Bescapè, 28 ottobre 2012 - Esternare un sentito ringraziamento nei confronti di chi ha dato lavoro consentendo a tante famiglie di vivere serenamente. A 50 anni dalla tragica fine di Enrico Mattei, molti ancora non l’hanno dimenticato. Per questo ieri mattina sono arrivati in pullman da molte città del Nord Italia. Volevano rendere omaggio all’ex presidente dell’Eni che nelle campagne di Bascapé perse la vita mezzo secolo fa. In circa 400 persone si sono date appuntamento nella zona del sacrario realizzato dove in quel 27 ottobre 1962 cadde il bireattore di Mattei, per ascoltare la messa celebrata dal vescovo di Pavia, Giovanni Giudici. Subito dopo, in un tripudio di bandiere tricolori che richiamavano alla memoria il contributo di Mattei alla lotta partigiana e alla nascita della Repubblica, si è tenuta la commemorazione ufficiale.

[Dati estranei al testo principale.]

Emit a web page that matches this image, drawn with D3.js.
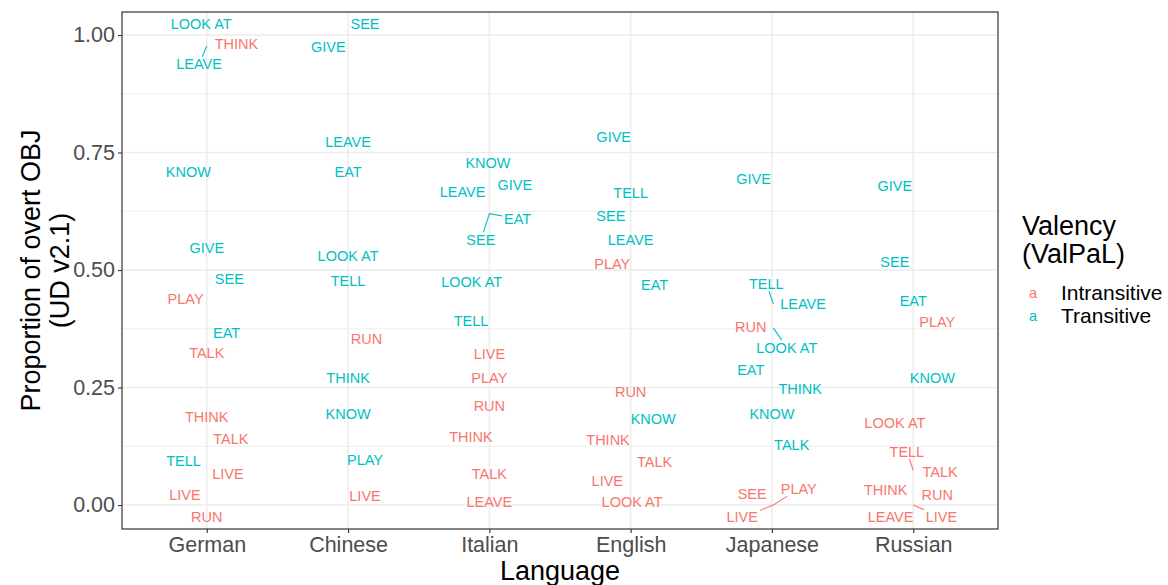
<!DOCTYPE html>
<html>
<head>
<meta charset="utf-8">
<script src="https://cdn.jsdelivr.net/npm/d3@7"></script>
<style>
  body { margin: 0; background: #fff; }
  svg { font-family: "Liberation Sans", Arial, sans-serif; display: block; }
</style>
</head>
<body>
<svg width="1168" height="585"></svg>
<script>
// languages on the x axis, in plot order
var languages = ["German", "Chinese", "Italian", "English", "Japanese", "Russian"];
var valencies = ["Intransitive", "Transitive"];
var yTicks = [0, 0.25, 0.5, 0.75, 1];

// [verb, valency (I/T), proportion of overt OBJ, horizontal jitter in category units]
var german = [
  ["LOOK AT", "T", 1.023, -0.04], ["THINK", "I", 0.982, 0.21], ["LEAVE", "T", 0.977, 0.0],
  ["KNOW", "T", 0.708, -0.13], ["GIVE", "T", 0.547, 0.0], ["SEE", "T", 0.481, 0.16],
  ["PLAY", "I", 0.438, -0.15], ["EAT", "T", 0.366, 0.14], ["TALK", "I", 0.323, 0.0],
  ["THINK", "I", 0.188, 0.0], ["TALK", "I", 0.141, 0.17], ["TELL", "T", 0.094, -0.165],
  ["LIVE", "I", 0.067, 0.15], ["LIVE", "I", 0.022, -0.155], ["RUN", "I", -0.026, 0.0]
];
var chinese = [
  ["SEE", "T", 1.023, 0.12], ["GIVE", "T", 0.975, -0.14], ["LEAVE", "T", 0.773, 0.0],
  ["EAT", "T", 0.709, 0.0], ["LOOK AT", "T", 0.530, 0.0], ["TELL", "T", 0.477, 0.0],
  ["RUN", "I", 0.353, 0.13], ["THINK", "T", 0.270, 0.0], ["KNOW", "T", 0.193, 0.0],
  ["PLAY", "T", 0.097, 0.12], ["LIVE", "I", 0.020, 0.12]
];
var italian = [
  ["KNOW", "T", 0.727, -0.01], ["GIVE", "T", 0.682, 0.18], ["LEAVE", "T", 0.667, -0.19],
  ["EAT", "T", 0.620, 0.0], ["SEE", "T", 0.620, 0.0], ["LOOK AT", "T", 0.475, -0.125],
  ["TELL", "T", 0.392, -0.13], ["LIVE", "I", 0.321, 0.0], ["PLAY", "I", 0.271, 0.0],
  ["RUN", "I", 0.211, 0.0], ["THINK", "I", 0.145, -0.13], ["TALK", "I", 0.067, 0.0],
  ["LEAVE", "I", 0.006, 0.0]
];
var english = [
  ["GIVE", "T", 0.784, -0.12], ["TELL", "T", 0.665, 0.0], ["SEE", "T", 0.616, -0.14],
  ["LEAVE", "T", 0.563, 0.0], ["PLAY", "I", 0.513, -0.13], ["EAT", "T", 0.469, 0.17],
  ["RUN", "I", 0.241, 0.0], ["KNOW", "T", 0.184, 0.16], ["THINK", "I", 0.138, -0.16],
  ["TALK", "I", 0.092, 0.17], ["LIVE", "I", 0.052, -0.165], ["LOOK AT", "I", 0.007, 0.01]
];
var japanese = [
  ["GIVE", "T", 0.694, -0.13], ["TELL", "T", 0.428, 0.01], ["LEAVE", "T", 0.427, 0.22],
  ["RUN", "I", 0.379, -0.15], ["LOOK AT", "T", 0.377, 0.01], ["EAT", "T", 0.287, -0.15],
  ["THINK", "T", 0.247, 0.2], ["KNOW", "T", 0.193, 0.0], ["TALK", "T", 0.127, 0.14],
  ["SEE", "I", 0.024, -0.14], ["PLAY", "I", 0.0, 0.01], ["LIVE", "I", 0.0, 0.01]
];
var russian = [
  ["GIVE", "T", 0.679, -0.13], ["SEE", "T", 0.518, -0.13], ["EAT", "T", 0.434, 0.0],
  ["PLAY", "I", 0.390, 0.17], ["KNOW", "T", 0.271, 0.135], ["LOOK AT", "I", 0.175, -0.13],
  ["TELL", "I", 0.074, 0.0], ["TALK", "I", 0.070, 0.19], ["THINK", "I", 0.033, -0.195],
  ["RUN", "I", 0.021, 0.17], ["LEAVE", "I", -0.026, -0.16], ["LIVE", "I", 0.0, 0.0]
];

// labels pushed away from their point (repel), with a leader line:
// [language, verb, valency, label proportion, label jitter]
var repelled = [
  ["German", "LEAVE", "T", 0.938, -0.055],
  ["Italian", "EAT", "T", 0.609, 0.2],
  ["Italian", "SEE", "T", 0.565, -0.06],
  ["Japanese", "TELL", "T", 0.471, -0.04],
  ["Japanese", "LOOK AT", "T", 0.335, 0.105],
  ["Japanese", "PLAY", "I", 0.035, 0.19],
  ["Japanese", "LIVE", "I", -0.026, -0.21],
  ["Russian", "TELL", "I", 0.114, -0.045],
  ["Russian", "LIVE", "I", -0.026, 0.2]
];

var byLanguage = [german, chinese, italian, english, japanese, russian];

var svg = d3.select("svg"),
    margin = {top: 12, right: 170, bottom: 56, left: 122},
    width = svg.attr("width") - margin.left - margin.right,
    height = svg.attr("height") - margin.top - margin.bottom,
    g = svg.append("g").attr("transform", "translate(" + margin.left + "," + margin.top + ")");

var x = d3.scalePoint().domain(languages).range([0, width]).padding(0.6),
    y = d3.scaleLinear().domain([-0.051, 1.049]).range([height, 0]),
    z = d3.scaleOrdinal().domain(["I", "T"]).range(["#F8766D", "#00BFC4"]);

var step = x.step();

var data = [];
byLanguage.forEach(function(rows, i) {
  rows.forEach(function(r) {
    var d = {language: languages[i], verb: r[0], valency: r[1], value: r[2], jitter: r[3]};
    var rep = repelled.find(function(p) { return p[0] === d.language && p[1] === d.verb && p[2] === d.valency; });
    d.labelValue = rep ? rep[3] : d.value;
    d.labelJitter = rep ? rep[4] : d.jitter;
    d.leader = !!rep;
    data.push(d);
  });
});

// grid
var minor = [0.125, 0.375, 0.625, 0.875];
g.selectAll(".minor").data(minor).enter().append("line")
  .attr("x1", 0).attr("x2", width)
  .attr("y1", function(d) { return y(d); }).attr("y2", function(d) { return y(d); })
  .attr("stroke", "#EBEBEB").attr("stroke-width", 0.8);
g.selectAll(".hmajor").data(yTicks).enter().append("line")
  .attr("x1", 0).attr("x2", width)
  .attr("y1", function(d) { return y(d); }).attr("y2", function(d) { return y(d); })
  .attr("stroke", "#EBEBEB").attr("stroke-width", 1.4);
g.selectAll(".vmajor").data(languages).enter().append("line")
  .attr("y1", 0).attr("y2", height)
  .attr("x1", function(d) { return x(d); }).attr("x2", function(d) { return x(d); })
  .attr("stroke", "#EBEBEB").attr("stroke-width", 1.4);

// axes
var xAxis = g.append("g")
  .attr("transform", "translate(0," + height + ")")
  .call(d3.axisBottom(x).tickSize(4).tickPadding(4));
var yAxis = g.append("g")
  .call(d3.axisLeft(y).tickValues(yTicks).tickFormat(d3.format(".2f")).tickSize(4).tickPadding(3));
[xAxis, yAxis].forEach(function(a) {
  a.select(".domain").remove();
  a.selectAll(".tick line").attr("stroke", "#333333").attr("stroke-width", 1.1);
  a.selectAll(".tick text").attr("fill", "#4D4D4D").style("font-size", "21.5px");
});

// labels
var labels = g.selectAll(".label")
  .data(data)
  .enter().append("text")
  .attr("class", "label")
  .attr("x", function(d) { return x(d.language) + d.labelJitter * step; })
  .attr("y", function(d) { return y(d.labelValue); })
  .attr("dy", "0.35em")
  .attr("text-anchor", "middle")
  .style("font-size", "14.5px")
  .attr("fill", function(d) { return z(d.valency); })
  .text(function(d) { return d.verb; });

// leader segments, from the point to the edge of its label box
labels.filter(function(d) { return d.leader; }).each(function(d) {
  var b = this.getBBox(), pad = 1.5;
  var px = x(d.language) + d.jitter * step, py = y(d.value);
  var cx = b.x + b.width / 2, cy = b.y + b.height / 2;
  var hw = b.width / 2 + pad, hh = b.height / 2 + pad - 2;
  var dx = cx - px, dyy = cy - py;
  var t = Math.min(
    dx !== 0 ? (Math.abs(dx) - hw) / Math.abs(dx) : Infinity,
    dyy !== 0 ? (Math.abs(dyy) - hh) / Math.abs(dyy) : Infinity);
  var tx = Math.max(Math.abs(dx) > hw ? (Math.abs(dx) - hw) / Math.abs(dx) : 0,
                    Math.abs(dyy) > hh ? (Math.abs(dyy) - hh) / Math.abs(dyy) : 0);
  g.insert("line", ".label")
    .attr("x1", px).attr("y1", py)
    .attr("x2", px + dx * tx).attr("y2", py + dyy * tx)
    .attr("stroke", z(d.valency)).attr("stroke-width", 1.1);
});

// panel border
g.append("rect")
  .attr("width", width).attr("height", height)
  .attr("fill", "none").attr("stroke", "#333333").attr("stroke-width", 1.2);

// axis titles
svg.append("text")
  .attr("x", margin.left + width / 2).attr("y", 580)
  .attr("text-anchor", "middle")
  .style("font-size", "27px")
  .text("Language");

var yt = svg.append("text")
  .attr("transform", "translate(45," + (margin.top + height / 2) + ") rotate(-90)")
  .attr("text-anchor", "middle")
  .style("font-size", "27px");
yt.append("tspan").attr("x", 0).attr("y", -14.5).attr("dy", "0.35em").text("Proportion of overt OBJ");
yt.append("tspan").attr("x", 0).attr("y", 14.5).attr("dy", "0.35em").text("(UD v2.1)");

// legend
var legend = svg.append("g").attr("transform", "translate(1022,0)");
legend.append("text").attr("y", 235).style("font-size", "27px").text("Valency");
legend.append("text").attr("y", 263).style("font-size", "27px").text("(ValPaL)");
var item = legend.selectAll(".item")
  .data(valencies)
  .enter().append("g")
  .attr("transform", function(d, i) { return "translate(0," + (293 + i * 22.5) + ")"; });
item.append("text")
  .attr("x", 11).attr("dy", "0.35em")
  .attr("text-anchor", "middle")
  .style("font-size", "14.5px")
  .attr("fill", function(d) { return z(d.charAt(0)); })
  .text("a");
item.append("text")
  .attr("x", 39).attr("dy", "0.35em")
  .style("font-size", "21px")
  .text(function(d) { return d; });
</script>
</body>
</html>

Ed è stato proprio il presidente nazionale dei Partigiani cristiani, Raffaele Morini, che fu amico e collaboratore di Mattei a tratteggiare la figura del leader democristiano ricordandone le imprese sia come comandante partigiano sia come fondatore dell’Eni. «È edificante raccontare Enrico Mattei, specialmente in tempi di quasi totale eclisse morale, sociale e civile come quelli in cui viviamo», ha detto Morini. E, nel ripercorrere la vita del presidente dell’Eni, è partito dall’8 settembre 1943, quando l’Italia aveva perso la Patria e la prima azione del comandante Monti (alias Mattei) fu quella di «fornire vitto, armi e munizioni a quei giovani ribelli che non vollero ammainare il tricolore».

Sul fronte professionale, invece, l’attività di Mattei cominciò quando l’allora ministro delle Finanze Marcello Soleri, nominò Mattei commissario per liquidare l’Agip del Nord Italia, «ma se ne servì per rilanciare l’azienda petrolifera».

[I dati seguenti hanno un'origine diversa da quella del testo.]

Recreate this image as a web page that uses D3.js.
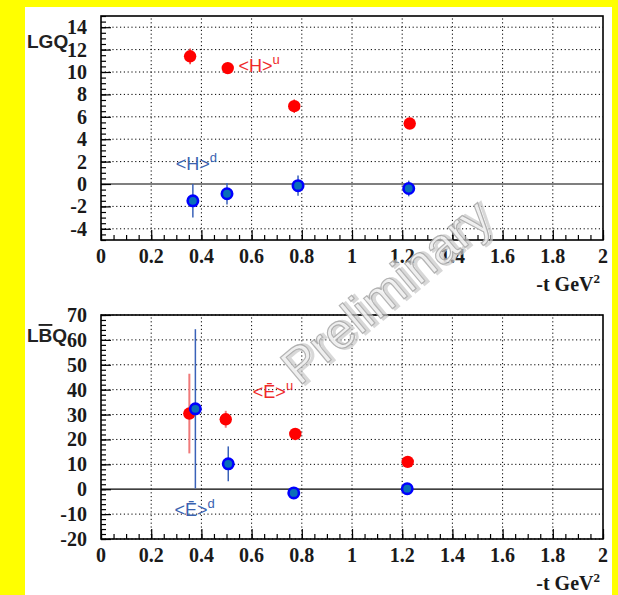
<!DOCTYPE html>
<html>
<head>
<meta charset="utf-8">
<script src="https://cdn.jsdelivr.net/npm/d3@7"></script>
<style>
  body { margin: 0; background: #ffff00; }
  svg { display: block; }
</style>
</head>
<body>
<div id="plot"></div>
<script>
// upper panel: <H>^u and <H>^d
const tHu = [0.355, 0.505, 0.77, 1.23];
const Hu = [11.4, 10.35, 6.95, 5.4];
const HuErr = [0.7, 0.5, 0.6, 0.4];
const tHd = [0.366, 0.502, 0.785, 1.226];
const Hd = [-1.5, -0.87, -0.15, -0.4];
const HdErr = [1.5, 0.95, 0.9, 0.7];

// lower panel: <Ebar>^u and <Ebar>^d
const tEu = [0.352, 0.497, 0.774, 1.222];
const Eu = [30.4, 28.1, 22.2, 11.0];
const EuErr = [16, 3.4, 2, 1.5];
const tEd = [0.376, 0.507, 0.768, 1.22];
const Ed = [32.3, 10.2, -1.5, 0.2];
const EdErr = [32, 7, 2, 1.5];

const xTicks = [0, 0.2, 0.4, 0.6, 0.8, 1, 1.2, 1.4, 1.6, 1.8, 2];
const yTicksTop = [-4, -2, 0, 2, 4, 6, 8, 10, 12, 14];
const yTicksBot = [-20, -10, 0, 10, 20, 30, 40, 50, 60, 70];

const W = 618, H = 595;
const svg = d3.select("#plot").append("svg")
    .attr("width", W)
    .attr("height", H);

svg.append("rect").attr("x", 25).attr("y", 7).attr("width", 587).attr("height", H - 7).attr("fill", "#fff");

const x = d3.scaleLinear().domain([0, 2]).range([101, 603]);

function panel(opts) {
  const y = d3.scaleLinear().domain(opts.domain).range(opts.range);
  const g = svg.append("g");
  const [x0, x1] = x.range();
  const [yb, yt] = y.range();

  // dotted grid
  g.selectAll(".vg").data(xTicks.slice(1, -1)).enter().append("line")
    .attr("x1", d => x(d)).attr("x2", d => x(d)).attr("y1", yb).attr("y2", yt)
    .attr("stroke", "#000").attr("stroke-width", 1).attr("stroke-dasharray", "1.2,2.6");
  g.selectAll(".hg").data(opts.ticks.filter(d => d !== 0)).enter().append("line")
    .attr("x1", x0).attr("x2", x1).attr("y1", d => y(d)).attr("y2", d => y(d))
    .attr("stroke", "#000").attr("stroke-width", 1).attr("stroke-dasharray", "1.2,2.6");

  // zero line
  g.append("line").attr("x1", x0).attr("x2", x1).attr("y1", y(0)).attr("y2", y(0))
    .attr("stroke", "#000").attr("stroke-width", 1.2);

  // frame
  g.append("rect").attr("x", x0).attr("y", yt).attr("width", x1 - x0).attr("height", yb - yt)
    .attr("fill", "none").attr("stroke", "#000").attr("stroke-width", 1.6);

  // axes with inward ticks
  const fmt = d => String(d);
  const xMinor = d3.range(0, 2.0001, 0.05).map(v => +v.toFixed(2));
  g.append("g").attr("transform", `translate(0,${yb})`)
    .call(d3.axisTop(x).tickValues(xMinor).tickSize(5).tickFormat(""))
    .call(a => a.select(".domain").remove());
  g.append("g").attr("transform", `translate(0,${yb})`)
    .call(d3.axisTop(x).tickValues(xTicks).tickSize(10).tickFormat(""))
    .call(a => a.select(".domain").remove());
  g.append("g").selectAll("text").data(xTicks).enter().append("text")
    .attr("x", d => x(d)).attr("y", yb + 23)
    .attr("text-anchor", "middle")
    .attr("font-family", "Liberation Serif").attr("font-weight", "bold").attr("font-size", 20)
    .attr("fill", "#1a1a1a")
    .text(fmt);

  const yMinor = d3.range(opts.domain[0], opts.domain[1] + 1e-6, opts.minor);
  g.append("g").attr("transform", `translate(${x0},0)`)
    .call(d3.axisRight(y).tickValues(yMinor).tickSize(5).tickFormat(""))
    .call(a => a.select(".domain").remove());
  g.append("g").attr("transform", `translate(${x0},0)`)
    .call(d3.axisRight(y).tickValues(opts.ticks).tickSize(10).tickFormat(""))
    .call(a => a.select(".domain").remove());
  g.append("g").selectAll("text").data(opts.ticks).enter().append("text")
    .attr("x", x0 - 14).attr("y", d => y(d) + 7)
    .attr("text-anchor", "end")
    .attr("font-family", "Liberation Serif").attr("font-weight", "bold").attr("font-size", 20)
    .attr("fill", "#1a1a1a")
    .text(fmt);
  g.selectAll(".tick line").attr("stroke", "#000").attr("stroke-width", 1.2);

  // x axis title
  const xt = g.append("text").attr("x", 600).attr("y", yb + 51).attr("text-anchor", "end")
    .attr("font-family", "Liberation Serif").attr("font-weight", "bold").attr("font-size", 20)
    .attr("fill", "#1a1a1a");
  xt.append("tspan").text("-t GeV");
  xt.append("tspan").attr("dy", -8).attr("font-size", 13).text("2");

  return { g, y };
}

function points(p, ts, vals, errs, style) {
  const d = ts.map((t, i) => ({ t, v: vals[i], e: errs[i] }));
  p.g.selectAll(null).data(d).enter().append("line")
    .attr("x1", d => x(d.t)).attr("x2", d => x(d.t))
    .attr("y1", d => p.y(d.v - d.e)).attr("y2", d => p.y(d.v + d.e))
    .attr("stroke", style.bar).attr("stroke-width", style.barW);
  p.g.selectAll(null).data(d).enter().append("circle")
    .attr("cx", d => x(d.t)).attr("cy", d => p.y(d.v))
    .attr("r", style.r)
    .attr("fill", style.fill).attr("stroke", style.stroke).attr("stroke-width", style.sw);
}

function label(p, t, v, main, sup, color) {
  const tx = p.g.append("text").attr("x", x(t)).attr("y", p.y(v))
    .attr("font-family", "Liberation Sans").attr("font-size", 18).attr("fill", color);
  tx.append("tspan").text(main);
  tx.append("tspan").attr("dy", -8).attr("font-size", 13).text(sup);
}

const red = { bar: "#f03030", barW: 1.5, r: 6.2, fill: "#ff0000", stroke: "none", sw: 0 };
const redLow = Object.assign({}, red, { bar: "#f07a7a", barW: 2 });
const blue = { bar: "#3a62b8", barW: 1.5, r: 5.2, fill: "#0a6fb8", stroke: "#0000ff", sw: 2.6 };

// upper panel
const pTop = panel({ domain: [-5, 15], range: [240, 16], ticks: yTicksTop, minor: 0.5 });
points(pTop, tHu, Hu, HuErr, red);
points(pTop, tHd, Hd, HdErr, blue);
label(pTop, 0.548, 10.0, "<H>", "u", "#ee2a2a");
label(pTop, 0.298, 1.25, "<H>", "d", "#3a62b0");

// lower panel
const pBot = panel({ domain: [-20, 70], range: [539, 315], ticks: yTicksBot, minor: 2 });
points(pBot, tEu, Eu, EuErr, redLow);
points(pBot, tEd, Ed, EdErr, blue);
label(pBot, 0.605, 36.6, "<\u0112>", "u", "#ee2a2a");
label(pBot, 0.293, -10.7, "<\u0112>", "d", "#3a62b0");

// y axis titles
svg.append("text").attr("x", 27).attr("y", 48)
  .attr("font-family", "Liberation Sans").attr("font-weight", "bold").attr("font-size", 19)
  .attr("fill", "#222").text("LGQ");
const lb = svg.append("text").attr("x", 27).attr("y", 342)
  .attr("font-family", "Liberation Sans").attr("font-weight", "bold").attr("font-size", 19)
  .attr("fill", "#222");
lb.append("tspan").text("L");
lb.append("tspan").attr("text-decoration", "overline").text("B");
lb.append("tspan").text("Q");

// watermark
const wm = svg.append("g").attr("transform", "translate(386,291) rotate(-40)");
wm.append("text").attr("x", 2).attr("y", 2).attr("text-anchor", "middle").attr("dy", "0.35em")
  .attr("font-family", "Liberation Sans").attr("font-size", 50).attr("letter-spacing", 0.5)
  .attr("fill", "none").attr("stroke", "#c8c8c8").attr("stroke-width", 3).attr("opacity", 0.7)
  .text("Preliminary");
wm.append("text").attr("text-anchor", "middle").attr("dy", "0.35em")
  .attr("font-family", "Liberation Sans").attr("font-size", 50).attr("letter-spacing", 0.5)
  .attr("fill", "#f4f4f4").attr("stroke", "#a8a8a8").attr("stroke-width", 1.2).attr("opacity", 0.85)
  .text("Preliminary");
</script>
</body>
</html>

«All’epoca - ha ricordato il presidente dei Partigiani cristiani - l’Italia era alla fame e molti cercavano di emigrare all’estero in cerca di lavoro. Nel ‘53 Mattei costituì l’Eni e oltre ad ottenere vantaggiosi contratti per la ricerca e produzione di idrocarburi in mezzo mondo, acquisì le fabbriche sull’orlo del fallimento come la Nuova Pignone e Lanerossi per dare lavoro alla sua gente. Intanto riuscì a potenziare il metano, mentre per lanciare l’agricoltura costruì lo stabilimento per fertilizzanti a Ravenna».

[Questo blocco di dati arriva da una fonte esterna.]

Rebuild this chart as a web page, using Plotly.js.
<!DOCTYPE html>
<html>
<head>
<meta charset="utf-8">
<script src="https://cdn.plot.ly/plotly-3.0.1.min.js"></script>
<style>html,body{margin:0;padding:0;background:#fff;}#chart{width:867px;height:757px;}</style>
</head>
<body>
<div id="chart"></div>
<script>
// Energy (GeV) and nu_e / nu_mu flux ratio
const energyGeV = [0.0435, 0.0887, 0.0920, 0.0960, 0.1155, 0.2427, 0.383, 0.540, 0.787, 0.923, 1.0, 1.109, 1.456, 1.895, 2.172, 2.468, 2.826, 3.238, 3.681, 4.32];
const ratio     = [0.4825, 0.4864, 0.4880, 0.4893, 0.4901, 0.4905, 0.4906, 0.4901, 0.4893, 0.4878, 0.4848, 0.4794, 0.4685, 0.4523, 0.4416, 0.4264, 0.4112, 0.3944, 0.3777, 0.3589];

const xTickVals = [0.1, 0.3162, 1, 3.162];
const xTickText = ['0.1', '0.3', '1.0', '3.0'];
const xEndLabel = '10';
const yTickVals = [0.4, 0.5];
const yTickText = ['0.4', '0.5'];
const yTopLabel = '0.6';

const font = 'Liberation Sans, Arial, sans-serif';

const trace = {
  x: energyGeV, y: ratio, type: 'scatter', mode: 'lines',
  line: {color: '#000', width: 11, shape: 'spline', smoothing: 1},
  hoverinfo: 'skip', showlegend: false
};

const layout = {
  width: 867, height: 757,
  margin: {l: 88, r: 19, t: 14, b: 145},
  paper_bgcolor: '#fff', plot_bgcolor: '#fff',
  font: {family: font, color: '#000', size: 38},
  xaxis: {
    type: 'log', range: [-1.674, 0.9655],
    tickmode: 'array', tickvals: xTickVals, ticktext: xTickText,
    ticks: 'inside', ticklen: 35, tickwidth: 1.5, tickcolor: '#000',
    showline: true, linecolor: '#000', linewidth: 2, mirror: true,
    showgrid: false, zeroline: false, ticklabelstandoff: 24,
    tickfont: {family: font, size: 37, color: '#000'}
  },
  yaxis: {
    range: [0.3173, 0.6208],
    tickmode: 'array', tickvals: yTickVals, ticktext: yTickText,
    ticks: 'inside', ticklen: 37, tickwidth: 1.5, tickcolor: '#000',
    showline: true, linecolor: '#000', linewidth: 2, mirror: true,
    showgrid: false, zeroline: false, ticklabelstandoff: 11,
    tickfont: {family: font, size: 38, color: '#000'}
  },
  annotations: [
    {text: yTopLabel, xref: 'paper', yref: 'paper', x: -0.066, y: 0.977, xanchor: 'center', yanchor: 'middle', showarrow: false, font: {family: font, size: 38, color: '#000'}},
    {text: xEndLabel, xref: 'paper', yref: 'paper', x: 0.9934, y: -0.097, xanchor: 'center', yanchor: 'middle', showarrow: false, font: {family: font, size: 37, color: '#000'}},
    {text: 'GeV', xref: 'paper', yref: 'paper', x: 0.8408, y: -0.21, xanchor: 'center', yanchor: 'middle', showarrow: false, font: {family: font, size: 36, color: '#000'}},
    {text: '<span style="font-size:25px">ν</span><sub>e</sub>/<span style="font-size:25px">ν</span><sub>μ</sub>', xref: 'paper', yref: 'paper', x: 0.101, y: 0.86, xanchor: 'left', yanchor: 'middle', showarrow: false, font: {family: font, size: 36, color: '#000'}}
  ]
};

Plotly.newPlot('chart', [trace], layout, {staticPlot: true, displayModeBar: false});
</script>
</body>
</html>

Quindi Morini non ha dubbi: «L’artefice del miracolo italiano è stato Enrico Mattei. È merito suo se l’Italia è risorta dalla miseria. E voleva farne il più bel giardino del mondo. Ci sarebbe riuscito, se una bomba non lo avesse fermato». E così il ricordo di Mattei diventa l’occasione per ribadire un amore per l’Italia che si deve rinnovare nonostante tutte le mafie.